昆虫類の弱点を突く新殺虫剤でマラリア蚊を撲滅
世界で最も人間を殺したのは、人間では無く「蚊」です(読売新聞6月27日朝刊)。具体的にはハマダラ蚊が運ぶマラリア原虫が血中で繁殖する際に、赤血球が破壊された時の溶血反応で発熱し、増殖して毛細血管が詰まって死亡に至ります。2021年の単年のマラリア感染者は2億5千万人で、死亡は62万人です(WHO発表)。これに比べて、新型コロナ(武漢)ウィルスの2年半の累計感染者数は6億9千万人、6百89万人が亡くなっていますが、発症者当たりの致死率はマラリアが10倍です。
これは、マラリアの感染地域が発展途上国で、新型コロナの罹患者数が多い米、印、EUの国々では医療施設が整い、ワクチンが重症化を防いでいるからです。一方、マラリア原虫は蚊が刺してから1、2週間潜伏し、発症後数日以内に治療をしないと死亡するため、医療施設が整っていない途上国では早期発見が出来ず、高い致死率となります。
ここからが本題ですが、マラリアはウイルスや細菌の感染で起こるのではなくて、蚊に刺されて起こるので、ワクチンなどの医学的な予防措置は使えません。予防薬が幾つかありますが、副作用が有り、薬剤耐性を持つマラリア原虫も地域によっては存在します。従って、効果的な予防措置とは蚊を駆除することと、蚊に刺されないようにすることだけです。しかし、最近は殺虫剤に耐性を持つ蚊が現れて事態が深刻になっています。
人類にとって蚊は古来からの天敵で、油断をすると先進国に住む者にも危険な生物です。ヒアリやスズメバチなどの命に関わる昆虫もいますが、身の回りに沢山いるゴキブリやハエは実害がほとんど無く、鬱陶しいだけですが、できれば身の回りにはいて欲しくないです。そんなわけで、耐性を持たれること無く、身の周りから蚊やハエ、ゴキブリを駆除する方法を書きます。
読売新聞の記事には、蚊の駆除に洗剤を薦めています。洗剤を水で薄めてスプレーで吹きかけ、雨中での飛行を妨げると有りましたが、これだけでは理解不十分です。昆虫類の呼吸は、気門とよぶ穴から腹部にある気管に空気を取り入れ、ここで酸素と炭酸ガスを交換します。気管の末端に気嚢と呼ぶ袋を持っている種類も有ります。
気門は、雨や霧などが気門に付着すると、毛管現象で水を吸い込んで塞がれてしまい、窒息するという物理的な弱点が有ります。

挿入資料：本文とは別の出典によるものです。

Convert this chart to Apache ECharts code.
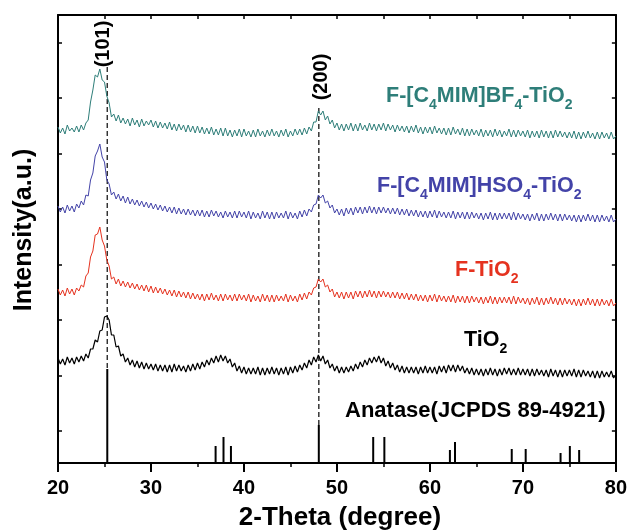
<!DOCTYPE html>
<html><head><meta charset="utf-8">
<script src="https://cdn.jsdelivr.net/npm/echarts@6/dist/echarts.min.js"></script>
<style>html,body{margin:0;padding:0;background:#fff}#c{width:630px;height:530px}</style>
</head><body><div id="c"></div><script>
// 2-Theta sampling of the patterns (degrees)
const thetaStart = 20, thetaStep = 0.25;

// Intensity (a.u., offset stacked), 20..80 deg every 0.25 deg
const bf4Values = [336,330,335,329, 338,332,335,331, 337,331,338,333, 340,343,361,373, 388,386,394,383, 381,367,360,346, 349,342,348,340, 345,339,344,337, 345,338,343,336, 344,337,342,338, 343,336,342,335, 341,335,340,334, 341,333,339,332, 339,333,338,331, 338,331,337,330, 337,330,336,329, 335,329,336,328, 334,328,335,327, 335,327,333,326, 333,327,334,326, 334,327,332,326, 333,326,334,327, 332,326,333,327, 334,327,332,326, 333,327,334,326, 332,327,334,328, 334,328,335,329, 336,332,341,341, 352,348,352,343, 347,339,343,335, 340,333,339,332, 339,333,340,332, 339,332,340,333, 338,332,340,333, 339,332,339,333, 340,332,339,333, 338,331,338,332, 337,331,337,330, 337,331,338,330, 336,329,336,330, 336,329,337,330, 335,329,335,328, 335,328,336,329, 334,328,335,327, 334,327,334,328, 333,327,334,326, 333,327,333,326, 334,327,333,326, 332,327,334,326, 333,326,333,327, 332,326,333,325, 332,326,332,325, 333,326,332,325, 332,325,333,326, 332,326,331,325, 331,325,332,324, 331,324,331,325, 332,325,330,324, 331,324,331,325, 330,324,331,324, 327];
const hso4Values = [257,251,256,250, 258,252,257,251, 259,255,262,258, 268,267,283,290, 307,312,319,306, 301,283,279,268, 271,264,269,262, 267,260,266,259, 264,258,263,257, 262,256,261,255, 260,254,259,253, 258,252,257,251, 256,250,256,249, 255,249,254,248, 254,248,253,247, 253,247,253,246, 252,246,253,247, 252,246,251,245, 252,246,251,245, 252,245,252,246, 251,245,252,244, 251,245,250,244, 252,245,251,244, 251,244,251,245, 250,245,252,244, 251,245,250,244, 252,246,253,247, 254,251,258,259, 268,265,268,260, 262,255,258,250, 254,248,254,247, 255,249,255,248, 256,250,256,249, 256,250,257,250, 256,249,256,250, 256,250,255,249, 255,249,255,248, 254,248,254,247, 253,247,253,246, 252,246,252,245, 252,246,253,245, 252,246,251,245, 251,245,252,244, 251,245,251,244, 251,244,251,245, 250,244,250,243, 250,244,251,243, 250,243,250,244, 250,244,250,243, 251,243,250,244, 249,243,249,242, 249,243,250,242, 249,242,249,243, 250,243,249,242, 249,242,249,243, 248,242,248,241, 248,241,248,242, 249,242,248,241, 248,241,248,242, 247,241,248,241, 244];
const fTiO2Values = [174,168,173,167, 175,169,174,168, 175,172,178,176, 187,190,206,212, 228,229,236,223, 217,203,197,184, 186,179,184,177, 182,176,181,175, 180,174,179,173, 178,172,178,171, 177,170,176,170, 175,169,174,168, 173,167,173,166, 172,166,171,165, 171,164,170,164, 169,163,169,162, 169,163,170,163, 168,162,169,162, 169,163,168,162, 169,162,169,163, 168,162,169,161, 168,162,167,161, 169,162,168,161, 168,161,168,162, 167,162,169,161, 168,162,167,161, 169,163,170,164, 171,168,175,176, 184,181,184,176, 178,171,174,166, 171,165,171,164, 171,165,171,164, 172,166,172,165, 172,166,173,166, 172,165,172,166, 172,166,171,165, 171,165,171,164, 170,164,170,163, 169,163,169,162, 168,162,168,161, 168,162,169,161, 168,162,167,161, 167,161,168,160, 167,161,167,160, 167,160,167,161, 166,160,166,159, 166,160,167,159, 166,159,166,160, 166,160,166,159, 167,159,166,160, 165,159,165,158, 165,159,166,158, 165,158,165,159, 166,159,165,158, 165,158,165,159, 164,158,164,157, 164,157,164,158, 165,158,164,157, 164,157,164,158, 163,157,164,157, 160];
const tio2Values = [105,99,104,98, 106,100,105,99, 106,101,107,102, 109,105,114,114, 123,121,132,133, 146,147,143,128, 128,116,117,107, 109,101,105,98, 103,96,102,95, 101,94,100,94, 99,93,99,92, 98,92,98,91, 98,91,99,92, 98,92,97,91, 98,92,99,93, 100,94,101,96, 103,98,105,100, 107,101,108,102, 107,100,104,96, 100,92,97,90, 96,89,95,89, 95,89,96,88, 95,88,95,89, 96,89,95,88, 95,89,96,88, 96,90,97,91, 98,93,100,95, 103,98,106,101, 108,102,107,99, 103,95,99,92, 97,90,96,90, 96,91,97,92, 99,94,101,96, 103,98,105,100, 106,101,107,100, 105,97,102,95, 100,93,98,91, 97,90,96,90, 96,90,96,89, 96,90,97,90, 96,90,96,89, 97,91,97,90, 98,92,98,91, 98,92,97,90, 95,89,95,88, 94,88,94,87, 94,88,95,88, 94,87,94,88, 95,89,95,88, 94,88,95,88, 94,88,94,87, 94,87,94,88, 93,87,93,86, 94,87,93,86, 93,86,93,87, 93,87,94,86, 93,86,93,87, 92,86,92,85, 92,85,92,86, 91,86,92,85, 88];

// Anatase JCPDS 89-4921 reference lines
const stickPositions = [25.3, 36.95, 37.8, 38.6, 48.05, 53.9, 55.1, 62.15, 62.7, 68.8, 70.3, 74.05, 75.05, 76.05];
const stickHeights   = [94, 17, 26, 17, 38, 26, 26, 13, 21, 14, 14, 10, 17, 13];

// guide lines for (101) and (200)
const peakPositions = [25.3, 48.05];
const peakNames = ['(101)', '(200)'];
const dashTop = [396, 355];
const dashBottom = [94, 38];

// axis ticks
const xTickInterval = 10;
const yTickValues = [32, 87.5, 143, 198.5, 254, 309.5, 365, 420.5];

const FF = "'Liberation Sans', Arial, sans-serif";
const TEAL = '#2e7e79', BLUE = '#4343a8', RED = '#e5321f', BLACK = '#000000';

function pairs(vals) { return vals.map((v, i) => [thetaStart + i * thetaStep, v]); }

function richLabel(parts, color) {
  const text = parts.map(p => '{' + (p[1] ? 's' : 'm') + '|' + p[0] + '}').join('');
  return {
    text: text,
    x: 0, y: 0,
    align: 'left', verticalAlign: 'top', textAlign: 'left', textVerticalAlign: 'top',
    rich: {
      m: { fontSize: 21.5, fontWeight: 'bold', fontFamily: FF, fill: color, lineHeight: 22, verticalAlign: 'top' },
      s: { fontSize: 14, fontWeight: 'bold', fontFamily: FF, fill: color, lineHeight: 14, verticalAlign: 'top', padding: [13, 0, 0, 0] }
    }
  };
}

const chart = echarts.init(document.getElementById('c'));

const lineSeries = [
  { name: 'F-[C4MIM]BF4-TiO2', data: bf4Values, color: TEAL, w: 1.0 },
  { name: 'F-[C4MIM]HSO4-TiO2', data: hso4Values, color: BLUE, w: 1.0 },
  { name: 'F-TiO2', data: fTiO2Values, color: RED, w: 1.0 },
  { name: 'TiO2', data: tio2Values, color: BLACK, w: 1.2 }
].map(s => ({
  type: 'line', name: s.name, data: pairs(s.data), showSymbol: false, symbol: 'none',
  xAxisIndex: 0, yAxisIndex: 0, z: 3,
  lineStyle: { color: s.color, width: s.w }, itemStyle: { color: s.color }
}));

const dashSeries = peakPositions.map((p, i) => ({
  type: 'line', name: peakNames[i], data: [[p, dashTop[i]], [p, dashBottom[i]]],
  showSymbol: false, symbol: 'none', z: 2,
  lineStyle: { color: '#333', width: 1.5, type: [5, 3] }
}));

const stickSeries = {
  type: 'bar', name: 'Anatase', data: stickPositions.map((p, i) => [p, stickHeights[i]]),
  barWidth: 2, itemStyle: { color: '#000' }, z: 2
};

const option = {
  animation: false,
  backgroundColor: '#fff',
  grid: { left: 58, right: 14, top: 15, bottom: 67, containLabel: false },
  xAxis: [
    {
      type: 'value', position: 'bottom', min: 20, max: 80, interval: xTickInterval,
      axisLine: { show: true, onZero: false, lineStyle: { color: '#000', width: 2 } },
      axisTick: { show: true, inside: false, length: 9, lineStyle: { color: '#000', width: 2 } },
      minorTick: { show: true, splitNumber: 2, length: 4, lineStyle: { color: '#000', width: 1.5 } },
      axisLabel: { show: true, margin: 15, fontSize: 20, fontWeight: 'bold', fontFamily: FF, color: '#000' },
      splitLine: { show: false }
    },
    {
      type: 'value', position: 'top', min: 20, max: 80, interval: 5,
      axisLine: { show: true, onZero: false, lineStyle: { color: '#000', width: 2 } },
      axisTick: { show: true, inside: true, length: 4, lineStyle: { color: '#000', width: 1.5 } },
      axisLabel: { show: false }, splitLine: { show: false }
    }
  ],
  yAxis: [
    {
      type: 'value', position: 'left', min: 0, max: 448,
      axisLine: { show: true, onZero: false, lineStyle: { color: '#000', width: 2 } },
      axisTick: { show: true, inside: true, length: 4, customValues: yTickValues, lineStyle: { color: '#000', width: 1.5 } },
      axisLabel: { show: false }, splitLine: { show: false }
    },
    {
      type: 'value', position: 'right', min: 0, max: 448,
      axisLine: { show: true, onZero: false, lineStyle: { color: '#000', width: 2 } },
      axisTick: { show: true, inside: true, length: 4, customValues: yTickValues, lineStyle: { color: '#000', width: 1.5 } },
      axisLabel: { show: false }, splitLine: { show: false }
    }
  ],
  series: [stickSeries].concat(dashSeries, lineSeries),
  graphic: [
    { type: 'text', x: 386, y: 85, z: 100, style: richLabel([['F-[C', 0], ['4', 1], ['MIM]BF', 0], ['4', 1], ['-TiO', 0], ['2', 1]], TEAL) },
    { type: 'text', x: 377, y: 175, z: 100, style: richLabel([['F-[C', 0], ['4', 1], ['MIM]HSO', 0], ['4', 1], ['-TiO', 0], ['2', 1]], BLUE) },
    { type: 'text', x: 455, y: 259, z: 100, style: richLabel([['F-TiO', 0], ['2', 1]], RED) },
    { type: 'text', x: 464, y: 329, z: 100, style: richLabel([['TiO', 0], ['2', 1]], BLACK) },
    { type: 'text', x: 345, y: 400, z: 100, style: { text: 'Anatase(JCPDS 89-4921)', x: 0, y: 0, fill: '#000', font: 'bold 22px ' + FF, align: 'left', verticalAlign: 'top', textAlign: 'left', textVerticalAlign: 'top' } },
    { type: 'text', x: 103, y: 44, rotation: Math.PI / 2, z: 100, style: { text: peakNames[0], x: 0, y: 0, fill: '#000', font: 'bold 20px ' + FF, align: 'center', verticalAlign: 'middle', textAlign: 'center', textVerticalAlign: 'middle' } },
    { type: 'text', x: 321, y: 77, rotation: Math.PI / 2, z: 100, style: { text: peakNames[1], x: 0, y: 0, fill: '#000', font: 'bold 20px ' + FF, align: 'center', verticalAlign: 'middle', textAlign: 'center', textVerticalAlign: 'middle' } },
    { type: 'text', x: 24, y: 230, rotation: Math.PI / 2, z: 100, style: { text: 'Intensity(a.u.)', x: 0, y: 0, fill: '#000', font: 'bold 25px ' + FF, align: 'center', verticalAlign: 'middle', textAlign: 'center', textVerticalAlign: 'middle' } },
    { type: 'text', x: 340, y: 518, z: 100, style: { text: '2-Theta (degree)', x: 0, y: 0, fill: '#000', font: 'bold 26px ' + FF, align: 'center', verticalAlign: 'middle', textAlign: 'center', textVerticalAlign: 'middle' } }
  ]
};
chart.setOption(option);
</script></body></html>
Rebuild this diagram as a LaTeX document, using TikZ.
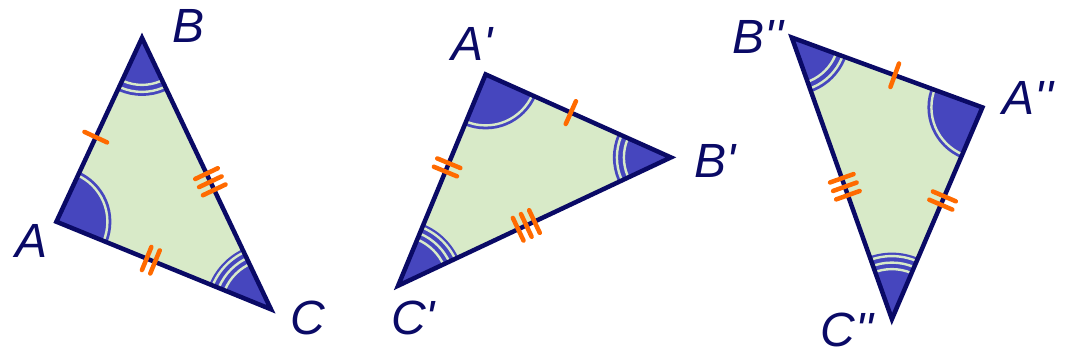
\documentclass[tikz,border=0pt]{standalone}
\usepackage{fontspec}
\newfontfamily\labfont{Liberation Sans}
\usetikzlibrary{calc}
\definecolor{navy}{HTML}{0A0A66}
\definecolor{mblue}{HTML}{4646BE}
\definecolor{lgreen}{HTML}{D8EAC8}
\definecolor{tickor}{HTML}{FF6A00}
\tikzset{
  tri/.style={draw=navy,line width=4.5pt,line join=miter},
  gapline/.style={draw=lgreen,line width=2.4pt},
  tickmark/.style={draw=tickor,line width=4.5pt,line cap=round},
  lab/.style={text=navy,font=\labfont\itshape\fontsize{48}{48}\selectfont,inner sep=0pt},
}
\newcommand\angmark[3]{%
  \fill[mblue] (#1) circle[radius=#2];
  \foreach \rr in {#3} {\draw[gapline] (#1) circle[radius=\rr];}
}
\newcommand\sidetick[4]{%
  \coordinate (tm) at ($(#1)!#3!(#2)$);
  \foreach \k in {1,...,#4} {
    \pgfmathsetmacro\off{(\k-1-(#4-1)/2)*9}
    \coordinate (tk) at ($(tm)!\off pt!(#2)$);
    \draw[tickmark] ($(tk)!12.5pt!90:(#2)$) -- ($(tk)!12.5pt!-90:(#2)$);
  }
}
\newcommand\mytriangle[3]{%
  \begin{scope}
    \clip (#1) -- (#2) -- (#3) -- cycle;
    \fill[lgreen] (#1) -- (#2) -- (#3) -- cycle;
    \angmark{#1}{55}{51}
    \angmark{#2}{58}{47,54}
    \angmark{#3}{66.5}{50,56.5,63}
  \end{scope}
  \draw[tri] (#1) -- (#2) -- (#3) -- cycle;
  \sidetick{#1}{#2}{0.46}{1}
  \sidetick{#1}{#3}{0.44}{2}
  \sidetick{#2}{#3}{0.53}{3}
}
\begin{document}
\begin{tikzpicture}[x=1pt,y=-1pt]
\useasboundingbox (0,0) rectangle (1065,356);
% triangle 1
\coordinate (A1) at (56.4,221.7);
\coordinate (B1) at (142,37.9);
\coordinate (C1) at (271,309.3);
% triangle 2
\coordinate (A2) at (485.6,74.4);
\coordinate (B2) at (670.9,157.4);
\coordinate (C2) at (398.1,285.7);
% triangle 3
\coordinate (A3) at (982.4,107.4);
\coordinate (B3) at (791.8,37.5);
\coordinate (C3) at (891.9,319.1);

\mytriangle{A1}{B1}{C1}
\mytriangle{A2}{B2}{C2}
\mytriangle{A3}{B3}{C3}

\node[lab] (lA1) at (32,241) {A};
\node[lab] (lB1) at (189,26) {B};
\node[lab] (lC1) at (308,318) {C};
\node[lab] (lA2) at (472,44) {A'};
\node[lab] (lB2) at (715,161) {B'};
\node[lab] (lC2) at (413,318) {C'};
\node[lab] (lB3) at (758,37) {B''};
\node[lab] (lA3) at (1028,98) {A''};
\node[lab] (lC3) at (847,330) {C''};
\end{tikzpicture}
\end{document}
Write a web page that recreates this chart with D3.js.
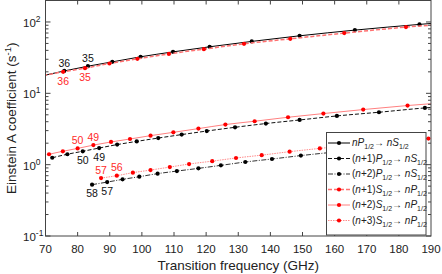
<!DOCTYPE html>
<html>
<head>
<meta charset="utf-8">
<script src="https://cdn.jsdelivr.net/npm/d3@7"></script>
<style>
  body { margin: 0; background: #fff; }
  svg { display: block; font-family: "Liberation Sans", Arial, sans-serif; }
</style>
</head>
<body>
<div class="board"></div>
<script>
// values (GHz, s^-1); first/last points of some series sit just outside the frame
var freqP0 = [69.5, 75.85, 83.2, 90.8, 99.6, 109.7, 121.1, 134.2, 149.1, 166.3, 186.4, 208];
var rateP0 = [17.8, 20.6, 24.0, 27.6, 32.5, 38.1, 44.9, 53.4, 64.0, 76.9, 92.5, 110];
var freqP1 = [72.1, 76.8, 81.6, 86.7, 92.3, 98.4, 105.1, 112.4, 120.2, 129.0, 138.6, 149.1, 160.7, 173.8, 188.1, 203.5];
var rateP1 = [1.25, 1.40, 1.54, 1.71, 1.91, 2.12, 2.36, 2.64, 2.96, 3.34, 3.77, 4.23, 4.82, 5.43, 6.24, 7.0];
var freqP2 = [84.5, 89.2, 94.0, 99.2, 104.9, 110.9, 117.6, 124.6, 132.2, 140.5, 149.5, 159.2, 169.7, 181.0];
var rateP2 = [0.524, 0.570, 0.622, 0.678, 0.748, 0.813, 0.887, 0.978, 1.09, 1.20, 1.34, 1.49, 1.65, 1.84];
var freqS1 = [69.3, 75.5, 82.3, 89.9, 98.6, 108.4, 119.3, 131.8, 146.2, 163.0, 182.2, 204];
var rateS1 = [17.8, 20.0, 22.5, 26.2, 30.4, 35.7, 41.6, 49.4, 58.1, 69.8, 84.8, 99];
var freqS2 = [71.1, 75.4, 80.0, 84.9, 90.4, 96.3, 102.7, 109.8, 117.6, 126.0, 135.1, 145.5, 156.5, 168.9, 182.7, 197.5];
var rateS2 = [1.40, 1.54, 1.69, 1.88, 2.08, 2.29, 2.55, 2.84, 3.20, 3.65, 4.06, 4.62, 5.20, 5.92, 6.74, 7.6];
var freqS3 = [87.3, 92.2, 97.2, 102.7, 108.7, 114.7, 121.9, 129.3, 137.3, 146.0, 155.4, 165.5, 176.8, 189.2];
var rateS3 = [0.648, 0.701, 0.772, 0.840, 0.925, 1.02, 1.12, 1.24, 1.36, 1.52, 1.69, 1.88, 2.08, 2.32];

var xTicks = [70, 80, 90, 100, 110, 120, 130, 140, 150, 160, 170, 180, 190];
var yTicks = [0.1, 1, 10, 100];
var yTickExp = ['-1', '0', '1', '2'];

// legend: n offset, initial state, final state
var legendShift = ['', '+1', '+2', '+1', '+2', '+3'];
var legendFrom = ['P', 'P', 'P', 'S', 'S', 'S'];
var legendTo = ['S', 'S', 'S', 'P', 'P', 'P'];

// n labels: series, point index, text, side
var nLabels = [
  [0, 1, '36', 'up'], [0, 2, '35', 'up'],
  [3, 1, '36', 'down'], [3, 2, '35', 'down'],
  [1, 2, '50', 'down'], [1, 3, '49', 'down'],
  [4, 2, '50', 'up'], [4, 3, '49', 'up'],
  [2, 0, '58', 'down'], [2, 1, '57', 'down'],
  [5, 0, '57', 'up'], [5, 1, '56', 'up']
];

var series = [
  { f: freqP0, a: rateP0, line: '#000', dot: '#000', dash: null, w: 1 },
  { f: freqP1, a: rateP1, line: '#111', dot: '#000', dash: '4,2', w: 1 },
  { f: freqP2, a: rateP2, line: '#333', dot: '#000', dash: '5,1.5,1,1.5', w: 1 },
  { f: freqS1, a: rateS1, line: '#ff7070', dot: '#ff0000', dash: '4,2', w: 1.5 },
  { f: freqS2, a: rateS2, line: '#ff8080', dot: '#ff0000', dash: null, w: 1 },
  { f: freqS3, a: rateS3, line: '#ff8c8c', dot: '#ff0000', dash: '1.5,1', w: 1 }
];

var W = 442, H = 274;
var L = 45.5, R = 431, T = 0.5, B = 236;
var frame = '#444';

var x = d3.scaleLinear().domain([70, 190]).range([L, R]);
var y = d3.scaleLog().domain([0.1, 200]).range([B, T]);

var svg = d3.select('.board').append('svg')
  .attr('width', W).attr('height', H);

svg.append('clipPath').attr('id', 'plot')
  .append('rect').attr('x', L).attr('y', T).attr('width', R - L).attr('height', B - T);

var plot = svg.append('g').attr('clip-path', 'url(#plot)');

var line = d3.line()
  .x(function(d) { return x(d[0]); })
  .y(function(d) { return y(d[1]); })
  .curve(d3.curveMonotoneX);

series.forEach(function(s) {
  var pts = s.f.map(function(f, i) { return [f, s.a[i]]; });
  plot.append('path')
    .attr('d', line(pts))
    .attr('fill', 'none')
    .attr('stroke', s.line)
    .attr('stroke-width', s.w)
    .attr('stroke-dasharray', s.dash);
  plot.selectAll(null).data(pts).enter().append('circle')
    .attr('cx', function(d) { return x(d[0]); })
    .attr('cy', function(d) { return y(d[1]); })
    .attr('r', 2.1)
    .attr('fill', s.dot);
});

// n labels
nLabels.forEach(function(l) {
  var s = series[l[0]];
  svg.append('text')
    .attr('x', x(s.f[l[1]]))
    .attr('y', y(s.a[l[1]]) + (l[3] === 'up' ? -8 : 9))
    .attr('dy', '0.36em')
    .attr('text-anchor', 'middle')
    .attr('font-size', 10.5)
    .attr('fill', s.dot === '#000' ? '#111' : '#ff2a2a')
    .text(l[2]);
});

// frame and ticks
svg.append('rect')
  .attr('x', L).attr('y', T).attr('width', R - L).attr('height', B - T)
  .attr('fill', 'none').attr('stroke', frame).attr('stroke-width', 1);

var ticks = svg.append('g').attr('stroke', frame).attr('stroke-width', 1);
xTicks.slice(1, -1).forEach(function(v) {
  ticks.append('line').attr('x1', x(v)).attr('x2', x(v)).attr('y1', B).attr('y2', B - 4);
  ticks.append('line').attr('x1', x(v)).attr('x2', x(v)).attr('y1', T).attr('y2', T + 4);
});
var minor = [];
yTicks.forEach(function(d) {
  for (var k = 1; k < 10; k++) {
    if (d * k <= 200) minor.push([d * k, k === 1]);
  }
});
minor.forEach(function(m) {
  var len = m[1] ? 5 : 3;
  ticks.append('line').attr('x1', L).attr('x2', L + len).attr('y1', y(m[0])).attr('y2', y(m[0]));
  ticks.append('line').attr('x1', R).attr('x2', R - len).attr('y1', y(m[0])).attr('y2', y(m[0]));
});

// tick labels
svg.selectAll('.xl').data(xTicks).enter().append('text')
  .attr('x', function(d) { return x(d); })
  .attr('y', 253)
  .attr('text-anchor', 'middle')
  .attr('font-size', 11.5)
  .attr('fill', '#222')
  .text(function(d) { return d; });

yTicks.forEach(function(d, i) {
  var t = svg.append('text')
    .attr('x', 23)
    .attr('y', y(d) + 5)
    .attr('font-size', 11.5)
    .attr('fill', '#222');
  t.append('tspan').text('10');
  t.append('tspan').attr('dy', -5).attr('font-size', 8.5).text(yTickExp[i]);
});

// axis titles
svg.append('text')
  .attr('x', (L + R) / 2)
  .attr('y', 270)
  .attr('text-anchor', 'middle')
  .attr('font-size', 13.5)
  .attr('fill', '#222')
  .text('Transition frequency (GHz)');

var yt = svg.append('text')
  .attr('transform', 'translate(16,' + ((T + B) / 2) + ') rotate(-90)')
  .attr('text-anchor', 'middle')
  .attr('font-size', 13.5)
  .attr('fill', '#222');
yt.append('tspan').text('Einstein A coefficient (s');
yt.append('tspan').attr('dy', -5).attr('font-size', 9.5).text('-1');
yt.append('tspan').attr('dy', 5).text(')');

// legend
var lg = svg.append('g');
lg.append('rect')
  .attr('x', 326.5).attr('y', 132.5).attr('width', 99.5).attr('height', 102.5)
  .attr('fill', '#fff').attr('stroke', frame).attr('stroke-width', 1);

series.forEach(function(s, i) {
  var ry = 143 + i * 15.5;
  lg.append('line')
    .attr('x1', 328).attr('x2', 350).attr('y1', ry).attr('y2', ry)
    .attr('stroke', s.line).attr('stroke-width', s.w)
    .attr('stroke-dasharray', s.dash);
  lg.append('circle').attr('cx', 339).attr('cy', ry).attr('r', 2.1).attr('fill', s.dot);
  var t = lg.append('text')
    .attr('x', 352).attr('y', ry + 3)
    .attr('font-size', 10).attr('fill', '#222');
  if (legendShift[i]) {
    t.append('tspan').text('(');
    t.append('tspan').attr('font-style', 'italic').text('n');
    t.append('tspan').text(legendShift[i] + ')');
  } else {
    t.append('tspan').attr('font-style', 'italic').text('n');
  }
  t.append('tspan').attr('font-style', 'italic').text(legendFrom[i]);
  t.append('tspan').attr('dy', 3).attr('font-size', 7).text('1/2');
  t.append('tspan').attr('dy', -3).text('\u2192 ');
  t.append('tspan').attr('font-style', 'italic').text('n' + legendTo[i]);
  t.append('tspan').attr('dy', 3).attr('font-size', 7).text('1/2');
});
</script>
</body>
</html>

そこで、昆虫類は気門周辺に油分を分泌して水を弾き、気門が詰まるのを塞ぎます。
洗剤はこの弱点を攻めるもので、昆虫に水で薄めた洗剤をかけると油分による気門周囲の撥水効果が無くなり、気門に水が侵入して塞いで窒息死(溺死?)させます。洗剤は酸性でも中性でも食器用でも洗濯用でも、洗剤であればなんでも大丈夫です。
洗剤の濃度はシャボン玉液と同じくらいで、水10~20に対して洗剤1の液体を混ぜて、100均でスプレーボトルを買って入れておきます。ゴキブリにスプレーすると、10秒くらいは動きますが直ぐに動きが止まります。昆虫にとって洗剤は、気門の表面張力を破って窒息死させますが、洗剤は昆虫だけでなく、人間にとっても胞膜の脂質を破る有害な化学物質です。食器用の中性洗剤も、体に良くないことにお気を付けください。
この洗剤スプレーは非常に安価で、耐性を持たれませんが、欠点は蚊やハエに直接噴霧しなければならないことです。なお、市販の殺虫剤の大部分は、除虫菊の殺虫成分を化学合成して市販したピレスロイド系薬剤で、昆虫全てに対してオールマイティであり、空気中に漂わせておけば効果が有ります。もし、哺乳類や鳥類などの恒温動物に吸引されても、体温で速やかに分解されるので“ほぼ”無害です。しかし、ピレスロイドと言えども蚊やハエは耐性をもつかもしれませんが、洗剤スプレーは気門の撥水効果を無くすという物理的な殺虫効果なので、耐性を待たれません。そんなわけで、政府間援助で中性洗剤とスプレーボトルを、殺虫剤に耐性を持つ蚊がいるマラリア感染地域に送ったらいかがでしょう。